Did you know that Elizabeth Taylor's beauty is (partially) based on a genetic abnormality? Or that we're more likely to make eye contact when we're lying? Discover this- and how to choose the best eye cream- today on the MB Blog!
1. On average, we blink around 12 times per minute, with each blink lasting 1/10th of a second.
2. Heterochromia iridis is a condition in which the eyes are two different colors. Famous faces with Heterochromia iridis include Kate Bosworth and Superman actor Henry Cavill.
3. Similiarly, Elizabeth Taylor’s super-lush eyelashes were the result of a condition known as distichiasis, in which a double row of lashes grow on the outside edge of the eyelid.
4. The skin around your eyes is about ten times thinner than it is on the rest of your face. As collagen breaks down with time, this skin becomes even thinner, a process that can be accelerated by smoking, sun exposure, and other environmental factors. Be sure to use an eye cream that’s right for your skin to slow premature aging and keep the eye area hydrated.
5. Blue eyes are more sensitive to the sun due to a lack of protective pigment. In fact, repeated exposure to ultraviolet radiation (UV) can later contribute to cataracts and macular degeneration.

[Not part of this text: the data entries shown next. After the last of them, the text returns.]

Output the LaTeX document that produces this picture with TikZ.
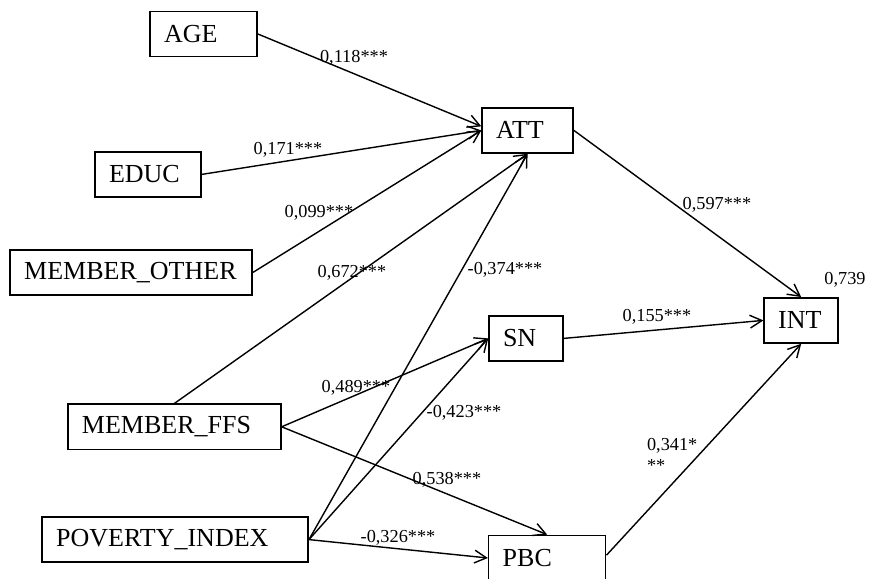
\documentclass[tikz,border=0pt]{standalone}
\usepackage{fontspec}
\setmainfont{Liberation Serif}
\usetikzlibrary{arrows.meta}

\tikzset{
  var/.style={draw, line width=1.1pt, minimum height=1.13cm, inner xsep=0.35cm,
    align=left, font=\fontsize{18.5}{20}\selectfont},
  coef/.style={inner sep=0pt, font=\fontsize{13}{15}\selectfont},
  effect/.style={line width=1pt, -{Straight Barb[length=3mm,width=3.2mm]}}
}

\begin{document}
\begin{tikzpicture}
  \useasboundingbox (0,0) rectangle (21.725,14.45);
  % predictors
  \node[var, text width=1.975cm] (age)    at (5.09,13.6)  {AGE};
  \node[var, text width=1.95cm]  (educ)   at (3.7,10.09)  {EDUC};
  \node[var, text width=5.35cm]  (mother) at (3.28,7.64)  {MEMBER\_OTHER};
  \node[var, text width=4.625cm] (mffs)   at (4.36,3.78)  {MEMBER\_FFS};
  \node[var, text width=5.95cm]  (pov)    at (4.38,0.96)  {POVERTY\_INDEX};
  % constructs
  \node[var, text width=1.575cm] (att) at (13.19,11.19) {ATT};
  \node[var, text width=1.15cm]  (sn)  at (13.15,5.99)  {SN};
  \node[var, text width=2.225cm] (pbc) at (13.68,0.5)   {PBC};
  \node[var, text width=1.15cm]  (int) at (20.03,6.44)  {INT};

  \draw[effect] (age.east) -- (att.175);
  \draw[effect] (educ.east) -- (att.west);
  \draw[effect] (mother.east) -- (att.west);
  \draw[effect] (mffs.north) -- (att.south);
  \draw[effect] (pov.east) -- (att.south);
  \draw[effect] (mffs.east) -- (sn.west);
  \draw[effect] (pov.east) -- (sn.west);
  \draw[effect] (mffs.east) -- (pbc.north);
  \draw[effect] (pov.east) -- (pbc.west);
  \draw[effect] (att.east) -- (int.north);
  \draw[effect] (sn.east) -- (int.west);
  \draw[effect] ([yshift=0.07cm]pbc.east) -- (int.south);

  % coefficients
  \node[coef] (cAge)   at (8.85,13.0)   {0,118***};
  \node[coef] (cEduc)  at (7.2,10.7)    {0,171***};
  \node[coef] (cOther) at (7.975,9.125) {0,099***};
  \node[coef] (cFfsA)  at (8.8,7.625)   {0,672***};
  \node[coef] (cPovA)  at (12.625,7.7)  {-0,374***};
  \node[coef] (cAtt)   at (17.925,9.325){0,597***};
  \node[coef] (rsq)    at (21.125,7.45) {0,739};
  \node[coef] (cSn)    at (16.425,6.525){0,155***};
  \node[coef] (cFfsS)  at (8.9,4.75)    {0,489***};
  \node[coef] (cPovS)  at (11.6,4.125)  {-0,423***};
  \node[coef] (cFfsP)  at (11.175,2.45) {0,538***};
  \node[coef] (cPovP)  at (9.95,1.0)    {-0,326***};
  \node[coef, anchor=west, align=left] (cPbc) at (16.17,3.08) {0,341*\\**};
\end{tikzpicture}
\end{document}
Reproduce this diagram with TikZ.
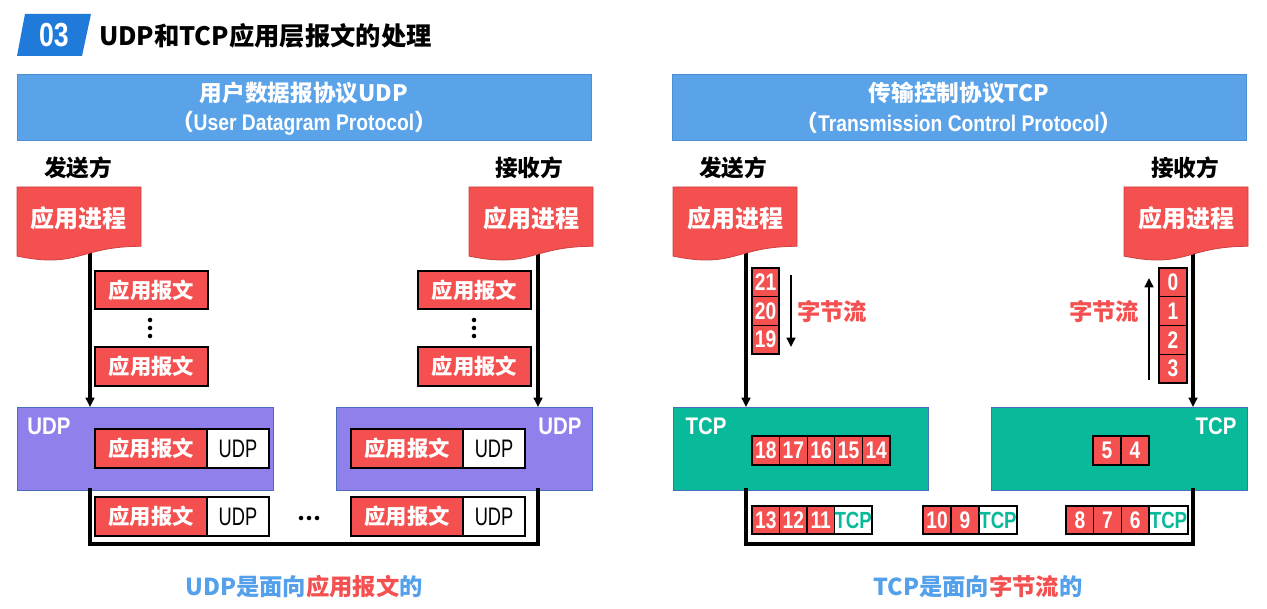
\documentclass[tikz,border=0pt]{standalone}
\usepackage{fontspec}
\setmainfont{Noto Sans CJK SC}
\newfontfamily\narb{Liberation Sans}[FakeStretch=0.85]
\newfontfamily\numf{Liberation Sans}[FakeStretch=0.8]
\newfontfamily\narr{Liberation Sans}[FakeStretch=0.72]
\usetikzlibrary{arrows.meta,calc}
\definecolor{tblue}{RGB}{31,122,218}
\definecolor{hblue}{RGB}{91,163,233}
\definecolor{hborder}{RGB}{75,140,210}
\definecolor{pred}{RGB}{244,80,80}
\definecolor{dred}{RGB}{205,65,65}
\definecolor{upurple}{RGB}{143,128,236}
\definecolor{tteal}{RGB}{8,186,154}
\definecolor{bborder}{RGB}{72,110,185}
\definecolor{btxt}{RGB}{84,160,234}
\newcommand\docshape[1]{%
  \filldraw[docst] (#1,187) -- ({#1+124},187) -- ({#1+124},246.3)
    .. controls ({#1+62},246.3) and ({#1+62},268.9) .. (#1,256.1) -- cycle;}
% box node: style, name, x1, y1, x2, y2, text
\newcommand\bx[7]{%
  \pgfmathsetmacro\bxcx{((#3)+(#5))/2}\pgfmathsetmacro\bxcy{((#4)+(#6))/2}%
  \pgfmathsetmacro\bxw{((#5)-(#3))*0.75}\pgfmathsetmacro\bxh{((#6)-(#4))*0.75}%
  \node[#1, minimum width=\bxw pt, minimum height=\bxh pt] (#2) at (\bxcx,\bxcy) {#7};}
\begin{document}
\begin{tikzpicture}[x=0.75pt,y=-0.75pt,
  every node/.style={inner sep=0pt, outer sep=0pt},
  cell/.style={draw=black, line width=0.8pt, inner sep=0pt},
  rcell/.style={cell, fill=pred, text=white, font=\bfseries\fontsize{16}{16}\selectfont},
  ucell/.style={cell, fill=white, text=black, font=\narr\fontsize{19}{19}\selectfont},
  ncell/.style={cell, fill=pred, text=white, font=\numf\bfseries\fontsize{18}{18}\selectfont},
  tcell/.style={cell, fill=white, text=tteal, font=\numf\bfseries\fontsize{17.5}{17.5}\selectfont},
  hdr/.style={draw=hborder, line width=0.6pt, fill=hblue, inner sep=0pt},
  htxt/.style={text=white, font=\bfseries\fontsize{17}{17}\selectfont},
  side/.style={text=black, font=\bfseries\fontsize{17}{17}\selectfont},
  docst/.style={fill=pred, draw=dred, line width=0.6pt},
  doctxt/.style={text=white, font=\bfseries\fontsize{18}{18}\selectfont},
  layer/.style={draw=bborder, line width=0.7pt, inner sep=0pt},
  lbl/.style={text=white, font=\narb\bfseries\fontsize{18}{18}\selectfont},
  conn/.style={line width=2.6pt, -{Triangle[length=7pt,width=6.5pt]}},
  wire/.style={line width=2.6pt, line cap=rect},
  sarr/.style={line width=1.9pt, -{Triangle[length=7pt,width=6.5pt]}},
  flow/.style={text=pred, font=\bfseries\fontsize{17.5}{17.5}\selectfont},
  foot/.style={font=\bfseries\fontsize{17.5}{17.5}\selectfont},
]
\useasboundingbox (0,0) rectangle (1267,609);

% ---------- title ----------
\fill[tblue] (25,14) -- (91,14) -- (82,56) -- (17,56) -- cycle;
\node[text=white, font=\numf\bfseries\fontsize{25}{25}\selectfont] (num) at (54,35.5) {03};
\node[anchor=west, text=black, font=\bfseries\fontsize{19}{19}\selectfont] (title) at (99,36) {UDP和TCP应用层报文的处理};

% ---------- headers ----------
\bx{hdr}{hL}{17}{74}{591}{140}{}
\node[htxt] (hL1) at (304,93) {用户数据报协议UDP};
\node[htxt] (hL2) at (304,123) {（{\narb\bfseries User Datagram Protocol}）};
\bx{hdr}{hR}{672}{74}{1246}{140}{}
\node[htxt] (hR1) at (959,93) {传输控制协议TCP};
\node[htxt] (hR2) at (959,123) {（{\narb\bfseries Transmission Control Protocol}）};

\node[side] (sndU) at (78,168) {发送方};
\node[side] (rcvU) at (529,168) {接收方};
\node[side] (sndT) at (733,168) {发送方};
\node[side] (rcvT) at (1185,168) {接收方};

% ---------- coordinates for connectors ----------
\coordinate (sL) at (90,250);
\coordinate (sR) at (538,250);
\coordinate (tL) at (746,250);
\coordinate (tR) at (1193,250);
\coordinate (bus) at (0,544);

% ---------- layer boxes ----------
\bx{layer, fill=upurple}{udpL}{17}{407}{273}{490}{}
\bx{layer, fill=upurple}{udpR}{336}{407}{592}{490}{}
\bx{layer, fill=tteal}{tcpL}{673}{407}{928}{490}{}
\bx{layer, fill=tteal}{tcpR}{991}{407}{1247}{490}{}

% ---------- connectors ----------
\draw[conn] (sL) -- (sL |- udpL.north);
\draw[conn] (sR) -- (sR |- udpR.north);
\draw[conn] (tL) -- (tL |- tcpL.north);
\draw[conn] (tR) -- (tR |- tcpR.north);
\draw[wire] (udpL.south -| sL) -- (sL |- bus) -- (sR |- bus) -- (udpR.south -| sR);
\draw[wire] (tcpL.south -| tL) -- (tL |- bus) -- (tR |- bus) -- (tcpR.south -| tR);

% ---------- documents ----------
\docshape{17}
\docshape{469}
\docshape{673}
\docshape{1124}
\node[doctxt] (pUL) at (79,218) {应用进程};
\node[doctxt] (pUR) at (531,218) {应用进程};
\node[doctxt] (pTL) at (735,218) {应用进程};
\node[doctxt] (pTR) at (1186,218) {应用进程};

% ---------- UDP side ----------
\bx{rcell}{mL1}{95}{271}{208}{309}{应用报文}
\bx{rcell}{mL2}{95}{347}{208}{386}{应用报文}
\bx{rcell}{mR1}{418}{271}{531}{309}{应用报文}
\bx{rcell}{mR2}{418}{347}{531}{386}{应用报文}
\foreach \yy in {320,328,336} {
  \fill (150,\yy) circle (1.7pt);
  \fill (474,\yy) circle (1.7pt);
}
\node[lbl] (udpLl) at (49,426) {UDP};
\node[lbl] (udpRl) at (560,426) {UDP};
\bx{rcell}{iL1}{95}{429}{207}{468}{应用报文}
\bx{ucell}{iL2}{207}{429}{269}{468}{UDP}
\bx{rcell}{iR1}{351}{429}{463}{468}{应用报文}
\bx{ucell}{iR2}{463}{429}{525}{468}{UDP}
\bx{rcell}{oL1}{95}{497}{207}{536}{应用报文}
\bx{ucell}{oL2}{207}{497}{269}{536}{UDP}
\bx{rcell}{oR1}{351}{497}{463}{536}{应用报文}
\bx{ucell}{oR2}{463}{497}{525}{536}{UDP}
\foreach \xx in {301,309,317} \fill (\xx,518) circle (1.7pt);

% ---------- TCP side ----------
\foreach \n [count=\i from 0] in {21,20,19}
  {\bx{ncell}{n\n}{752}{268+28.67*\i}{779}{268+28.67*(\i+1)}{\n}}
\foreach \n [count=\i from 0] in {0,1,2,3}
  {\bx{ncell}{n\n}{1159}{268+28.75*\i}{1187}{268+28.75*(\i+1)}{\n}}
\coordinate (fa1) at (791,275);
\coordinate (fa2) at (791,347);
\draw[sarr] (fa1) -- (fa2);
\coordinate (fb1) at (1149,380);
\coordinate (fb2) at (1149,278);
\draw[sarr] (fb1) -- (fb2);
\node[flow] (flowL) at (832,312) {字节流};
\node[flow] (flowR) at (1104,312) {字节流};

\node[lbl] (tcpLl) at (706,426) {TCP};
\node[lbl] (tcpRl) at (1216,426) {TCP};
\foreach \n [count=\i from 0] in {18,17,16,15,14}
  {\bx{ncell}{n\n}{752+27.6*\i}{436}{752+27.6*(\i+1)}{465}{\n}}
\foreach \n [count=\i from 0] in {5,4}
  {\bx{ncell}{n\n}{1093+28*\i}{436}{1093+28*(\i+1)}{465}{\n}}

\foreach \n [count=\i from 0] in {13,12,11}
  {\bx{ncell}{n\n}{752+27.5*\i}{506}{752+27.5*(\i+1)}{534}{\n}}
\bx{tcell}{g1}{834.5}{506}{872}{534}{TCP}
\foreach \n [count=\i from 0] in {10,9}
  {\bx{ncell}{n\n}{923+28*\i}{506}{923+28*(\i+1)}{534}{\n}}
\bx{tcell}{g2}{979}{506}{1017}{534}{TCP}
\foreach \n [count=\i from 0] in {8,7,6}
  {\bx{ncell}{n\n}{1066+27.7*\i}{506}{1066+27.7*(\i+1)}{534}{\n}}
\bx{tcell}{g3}{1149}{506}{1188}{534}{TCP}

% ---------- footers ----------
\node[foot] (footU) at (304,587) {\textcolor{btxt}{UDP是面向}\textcolor{pred}{应用报文}\textcolor{btxt}{的}};
\node[foot] (footT) at (978,587) {\textcolor{btxt}{TCP是面向}\textcolor{pred}{字节流}\textcolor{btxt}{的}};
\end{tikzpicture}
\end{document}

6. Eye contact can accomplish a lot. In fact, looking someone directly in the eyes can cause the body to product a chemical known as phenylethylamine, which is responsible for feelings of love. (In other words, if you want someone to love you, make lots of eye contact!)
7. In our (western) culture, those who make eye contact are viewed are more confident and intelligent as well as stronger than those who avoid your gaze.
8. Studies show that liars are more likely to make eye contact.
9. ‘Crow’s feet’ are the fine lines and wrinkles that form at the outside corners of your eyes. They are an inevitable part of aging (although good skin care can help slow the process) and are basically caused by repetitive laughing, frowning, and smiling. Using certain skin care ingredients on this area—including Glycolic Acid and Olive Oil—can be extremely helpful in reducing the appearance of crow’s feet.